New tech was also installed – we’re sure Orwell would be brimming with new novel ideas. 

The History of Senate House 

Senate House

Sir William Beveridge is responsible for this striking building – he had a vision for a new home for the University of London, which had begun to outgrow its other campuses around the city, and was very keen for the new location to be a great architectural feature of the city. 

Beveridge convinced the Rockefeller Foundation to donate £400,000 so that they could build a new site behind the British Museum in Bloomsbury.

Senate house was constructed by Charles Holden between the years of 1932 and 1937 as part of an uncompleted scheme for the University of London. It sits at 210 feet tall (that’s a knee-wobbling 19 floors). 

The design originally stretched from Montague Place, though Holden had to rethink this completely because World War II was brewing. In the end, only the main building and the library were finished.

When World War II began in 1939, Senate House was utilised by a brand new government department: The Ministry of Information. 

This department was responsible for censorship and propaganda during the war, and so the roof of Senate House acted as an observation post for the Royal Observer Corps.

Inside Senate House, campaigns such as the famous ‘Keep Calm and Carry On’ poster were being thought up, and a press room for every London newspaper was set up in Beveridge Hall.

Today, Senate House is a conference centre, London Fashion Week venue, and home to a range of university classes. It’s one of the most versatile (and interesting) buildings in the capital.

By Design: Peeking Behind the Architecture of Senate House

Senate House

It’s hard to miss Senate House, and we’ve got Charles Holden to thank – he was responsible for this Art Deco beauty. 

In fact, he had already helped design many of the London Underground stations, so they knew they were in good hands.
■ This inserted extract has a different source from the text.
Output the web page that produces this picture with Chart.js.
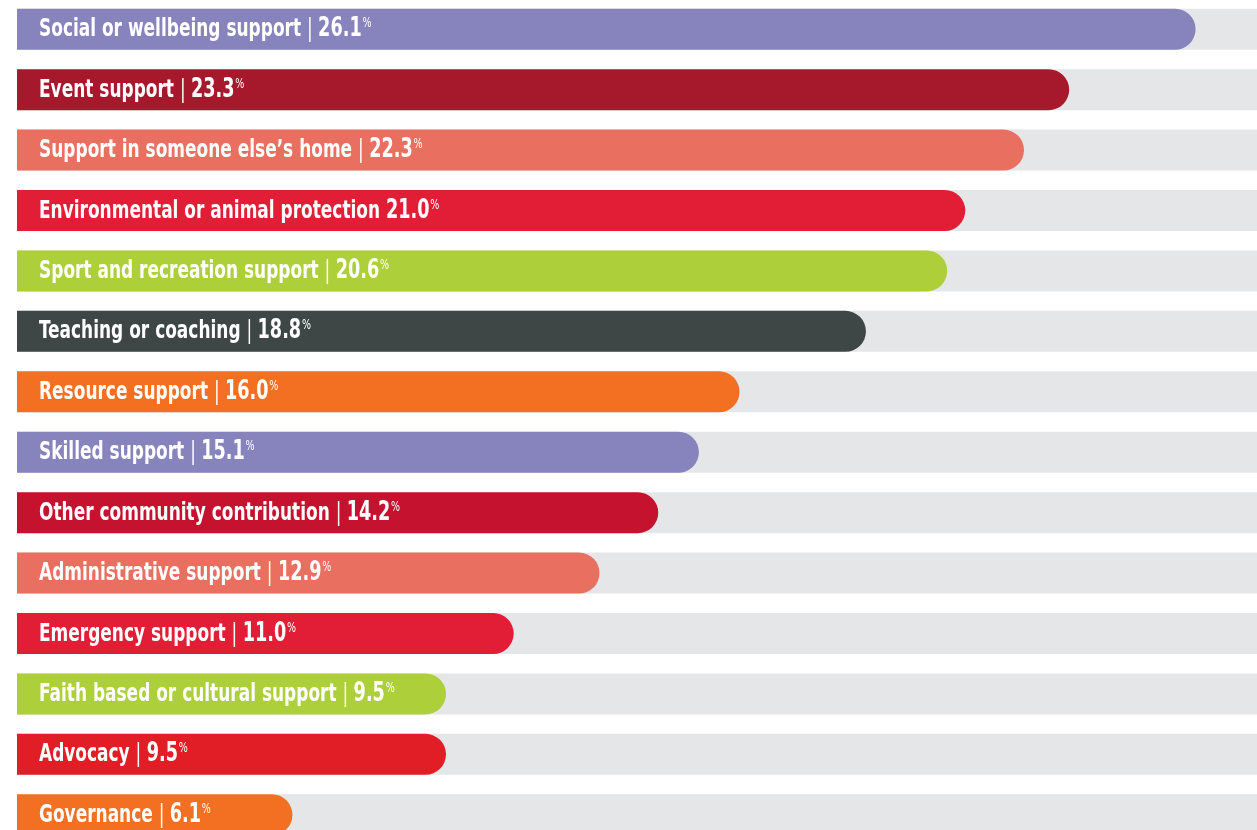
<!DOCTYPE html>
<html>
<head>
<meta charset="utf-8">
<script src="https://cdn.jsdelivr.net/npm/chart.js@4.4.1/dist/chart.umd.min.js"></script>
<style>
  html, body { margin: 0; padding: 0; background: #ffffff; overflow: hidden; }
  #wrap { width: 1257px; height: 846px; margin-top: -1px; }
</style>
</head>
<body>
<div id="wrap"><canvas id="myChart" width="1257" height="846"></canvas></div>
<script>
//categories and share of volunteers (%)
const categories = [
  "Social or wellbeing support",
  "Event support",
  "Support in someone else\u2019s home",
  "Environmental or animal protection",
  "Sport and recreation support",
  "Teaching or coaching",
  "Resource support",
  "Skilled support",
  "Other community contribution",
  "Administrative support",
  "Emergency support",
  "Faith based or cultural support",
  "Advocacy",
  "Governance"
];
const values = [26.1, 23.3, 22.3, 21.0, 20.6, 18.8, 16.0, 15.1, 14.2, 12.9, 11.0, 9.5, 9.5, 6.1];
//separator between name and number (one row has none)
const separators = ["|", "|", "|", "", "|", "|", "|", "|", "|", "|", "|", "|", "|", "|"];
const barColors = [
  "#8683BD", "#A6192C", "#E97060", "#E21E36", "#ADD03A", "#3E4746", "#F37023",
  "#8683BD", "#C4122F", "#E97060", "#E21E36", "#ADD03A", "#E11D25", "#F37023"
];

//grey track behind every bar, runs past the right edge
const axisMax = 27.46;
const track = categories.map(() => 30);

const FONT = "'Liberation Sans Narrow', 'DejaVu Sans Condensed', sans-serif";

//------------------labels written inside the bars--------------
const barLabels = {
  id: "barLabels",
  afterDatasetsDraw(chart) {
    const ctx = chart.ctx;
    const yScale = chart.scales.y;
    const xScale = chart.scales.x;
    const sx = 0.755; //squeeze the condensed font a bit more
    ctx.save();
    ctx.fillStyle = "#ffffff";
    ctx.textBaseline = "alphabetic";
    ctx.textAlign = "left";
    categories.forEach((name, i) => {
      const y = yScale.getPixelForValue(i) + 7;
      const x = xScale.getPixelForValue(0) + 22;
      ctx.save();
      ctx.translate(x, y);
      ctx.scale(sx, 1);
      let cx = 0;
      ctx.font = "bold 25px " + FONT;
      const first = name + " ";
      ctx.fillText(first, cx, 0);
      cx += ctx.measureText(first).width;
      if (separators[i]) {
        ctx.font = "25px " + FONT;
        ctx.fillText(separators[i], cx, 0);
        cx += ctx.measureText(separators[i] + " ").width;
      }
      const num = values[i].toFixed(1);
      ctx.font = "bold 26px " + FONT;
      ctx.fillText(num, cx, 0);
      cx += ctx.measureText(num).width + 1;
      ctx.font = "14px " + FONT;
      ctx.fillText("%", cx, -9);
      ctx.restore();
    });
    ctx.restore();
  }
};

// setup
const data = {
  labels: categories,
  datasets: [
    {
      label: "Share",
      data: values,
      backgroundColor: barColors,
      borderWidth: 0,
      borderRadius: 21,
      borderSkipped: "start",
      order: 1
    },
    {
      label: "Track",
      data: track,
      backgroundColor: "#E5E6E8",
      borderWidth: 0,
      borderRadius: 0,
      order: 2
    }
  ]
};

// config
const config = {
  type: "bar",
  data,
  options: {
    indexAxis: "y",
    responsive: false,
    animation: false,
    grouped: false,
    barPercentage: 41 / 60.43,
    categoryPercentage: 1,
    layout: { padding: { left: 17, right: 0, top: 0, bottom: 0 } },
    plugins: {
      legend: { display: false },
      tooltip: { enabled: false }
    },
    scales: {
      x: { display: false, min: 0, max: axisMax, grid: { display: false } },
      y: { display: false, grid: { display: false } }
    }
  },
  plugins: [barLabels]
};

// render init block
const myChart = new Chart(document.getElementById("myChart"), config);
</script>
</body>
</html>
Holden was required to design a building that would blend in with the British Museum and UCL. 

Though, you can’t please everyone, and this building was rather controversial at the time, gathering quite a crowd of haters.

Whilst Art Deco style was incredibly popular at the time – hailing from Paris in the 1920s, it was seen as an incredibly opulent and wealthy architecture – Holden was unsure and questioned whether this building was too modern… or too traditional. 

We’re glad he stuck it out, because the end result was incredible.

But what was this impressive building made from? Senate House was constructed of Portland stone, Travertine marble, English walnut, and South American cypress – A.K.A some of the finest materials available at the time. 

Inside, you’ll be able to spot that even the most intricate of details had been well-thought out – embellished ceilings, ironwork, and bespoke furniture that coherently matched the design of the building. No wonder it’s so bloomin’ gorgeous.

Practical Information for Visiting Senate House London 

  • The public is more than welcome to visit the library situated on the 4th floor of Senate House. Note that the library closes during the summer holidays. Senate House holds tours of the building throughout the year – keep your eyes peeled here for upcoming dates.
  • Senate House is smack bang in the middle of Goodge Street and Russell Square Tube Stations – it’s a five minute walk from either.